A trade group has filed suit in federal court to block a series of U.S. Department of Education rules that would increase regulatory scrutiny over segments of higher education.

The lawsuit, filed by the Association of Private Sector Colleges, doesn't include the so-called gainful employment regulation, which could punish programs for graduating students with high debt loads. The Education Department is scheduled to issue that final rule in the first quarter of this year, at which point the rule is likely to face court challenges.

The trade group, known as Apscu, instead focused its lawsuit on rules that would change the way state governments review school programs, restrict incentive compensation for employees and curtail misrepresentation in promotional materials. The three rules are among the 13 whose final versions were issued in late October.

On Friday Apscu asked the U.S. District Court for the District of Columbia to block the rules from going into effect as planned on July 1. The group alleged in the complaint its members are "grievously and irreparably injured" by the three rules and asked the court to find the regulations unlawful. It said the Education Department didn't follow correct procedure in creating the rules and violated its scope of power and the Constitution.

Apscu boasts more than 1,500 member schools including campuses owned by Career Education Corp. (CECO), Education Management Corp. (EDMC), ITT Educational Services Inc. (ESI), Washington Post Co.'s (WPO) Kaplan Higher Education and others.
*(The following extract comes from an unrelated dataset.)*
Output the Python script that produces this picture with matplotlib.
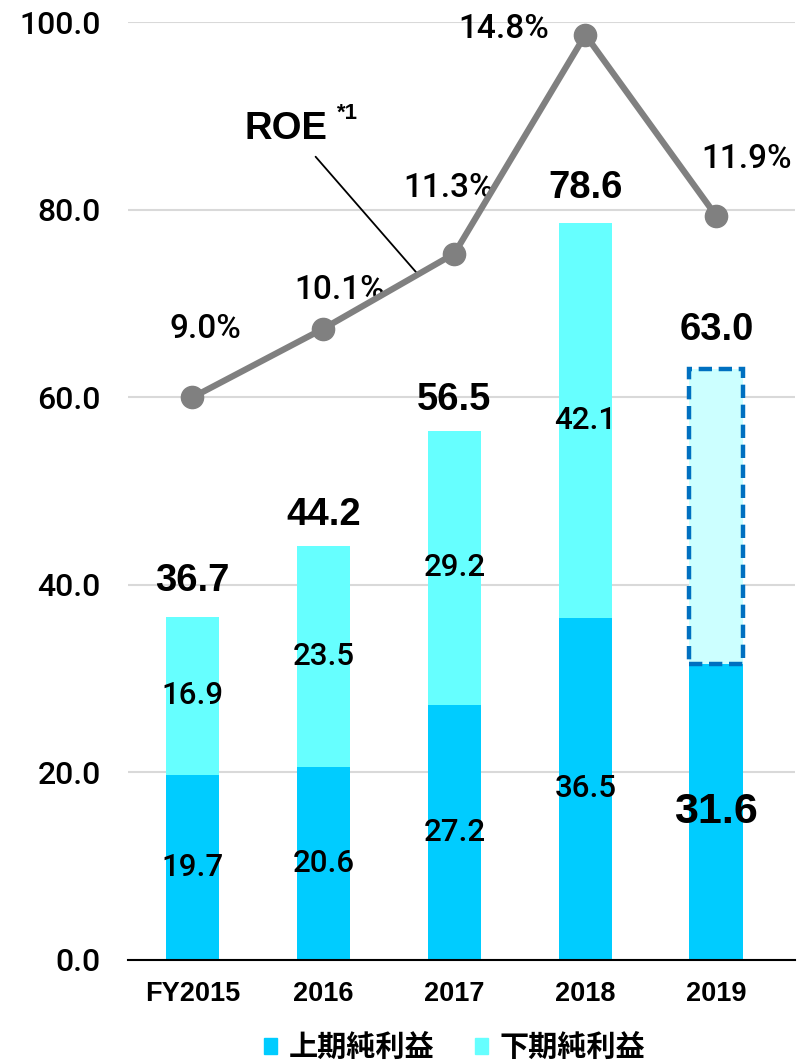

The group said it sent a letter to U.S. Secretary of Education Arne Duncan, asking him to voluntarily withdraw the regulations. Duncan is also named as a defendant in the lawsuit.

The Education Department confirmed receipt of the letter late Friday.

If not withdrawn within a given time frame, Apscu will ask the court for an injunction "until the substance of our challenges are resolved," Miller said.

Justin Hamilton, a spokesman for the Education Department, said the agency is "confident that the published regulations will do the best job of protecting students and taxpayers."

Miller warned the issue of state authorization may be difficult on which to compromise. The rule issued in October will require schools to receive approval from every state in which it has students, using metrics approved by the federal government. That's a daunting task for some schools with nationwide online operations.

Miller said it's unlikely all states will be able to update their procedures to meet the federal government's requirements by the July 1 deadline, leaving students in those states potentially ineligible for access to federal student aid.

The incentive compensation regulation has been a lightning rod for criticism, as many industry insiders say it's unclear who is restricted from receiving bonuses based on student performance. Intended to ensure that recruiters don't enroll underqualified students to meet bonus targets, many say they don't know whether the rule would also apply to football coaches who bring in top athletes or even chief executives who improve student retention and graduation rates.

Meanwhile, Miller said the two sides could likely come to an easy agreement on the rule governing how schools can be punished for misrepresenting information to the public, and what constitutes a "substantial misrepresentation." According to the lawsuit, the current rule violates the Constitution's due process clause in the way the rule handles penalties for misstatements.